1. 14
  1. 7

    One of the most useful observations I’ve heard regarding parallelism is that

    All computers wait at the same speed.

    In other words, if you are introducing parallelism to get more work done per time unit, look really long and hard at all sources of blocking in your code. That could be sleep calls in a polling loop, it could be monitors or other synchronisation constructs like locks (!), or dear Lord barriers.

    For each source of blocking, ask yourself, “Am I blocking here because I’m truly out of useful things to do and this wait is a wait for more work to be produced? Or am I actually waiting for something here despite there being more work that could be done?”

    Very frequently, in my experience, it’s the latter.

    And in hindsight, it looks ridiculous, of course. Here is a part of the code that literally will not go faster, no matter what hardware you put it on. It has been designed with a hard limit on how fast it is allowed to run.

    Just by doing this and scoring some cheap wins in restructuring the parallelism around this principle, I have saved so much money on expensive hardware that was never needed and barely would have helped anyway.

    1. 3

      I find thinking about concurrency as a code design problem a better way to reason about it than as a execution model. It’s about designing your application so that the individual units are agnostic of execution order. They could execute sequentially as defined by the source or reordered without effecting the overall outcome of the application.

      1. 1

        That’s definitely a good way to design an application. However, I am arguing in the blog post that you also need to consider the execution model if performance is critical for your application. And for many applications out there, performance is important because of latency constraints and volume of data. Today, to maximize performance, you are pretty much forced to exploit parallelism because single-threaded performance is stagnating. To exploit parallelism, you need to consider your specific workload and find a programming model and an application architecture that suits it best.

        1. 2

          Oh, yeah I wasn’t arguing against that all. Just stating a difference between how I view parallelism and concurrency.They both have their benefits and with their powers combined you can have a well tuned application, barring any hard-to-debug errors.

      2. 2

        Pretty nice introductory article, although I didn’t grasp the idea behind Gustafson-Barsis’ law at first. It might be me, though, since I found the wikipedia article on Gustafson’s law also a bit hard to follow.

        1. 2

          Reading it now, I didn’t do a very good job of explaining it either.

          One of the key observations from Gustafson’s paper is:

          One does not take a fixed-size problem and run it on various numbers of processors except when doing academic research; in practice, the problem size scales with the number of processors.

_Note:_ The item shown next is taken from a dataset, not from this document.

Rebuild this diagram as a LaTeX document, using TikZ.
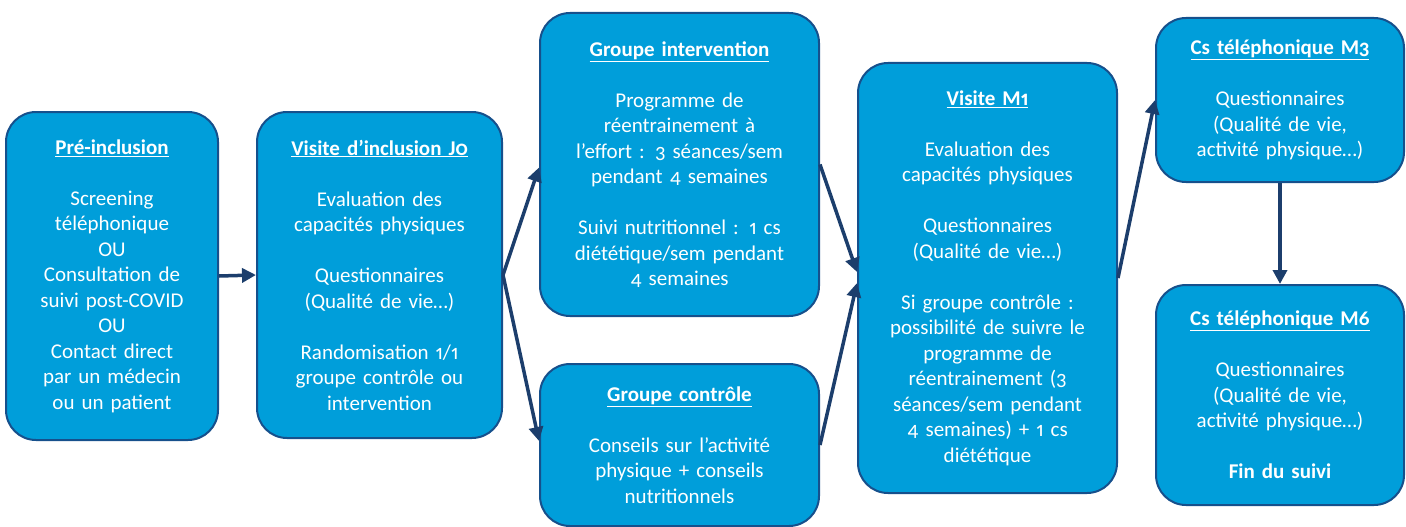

          I updated the blog post to hopefully reflect that difference better.

        2. 2

          Is Little’s law a useful model for the systems you deal with? The systems I work on tend to have power law and/or multi-modal latencies and in that context, knowing the mean latency is surprisingly uninformative.

          1. 3

            Mean latency is just the inverse of throughput and indeed uninformative from a system latency perspective (which is dominated by the tail latency). The reason I mention Little’s Law in the blog post is that it establishes the relationship between latency, throughput (or bandwidth), and concurrency/parallelism. A key point is an observation by Gustafsson there’s some lower bound on latency dictated by physical constraints, which means that at some point more throughput requires more parallelism (https://link.springer.com/referenceworkentry/10.1007%2F978-0-387-09766-4_79).

            1. 1

              Good reply. Thanks!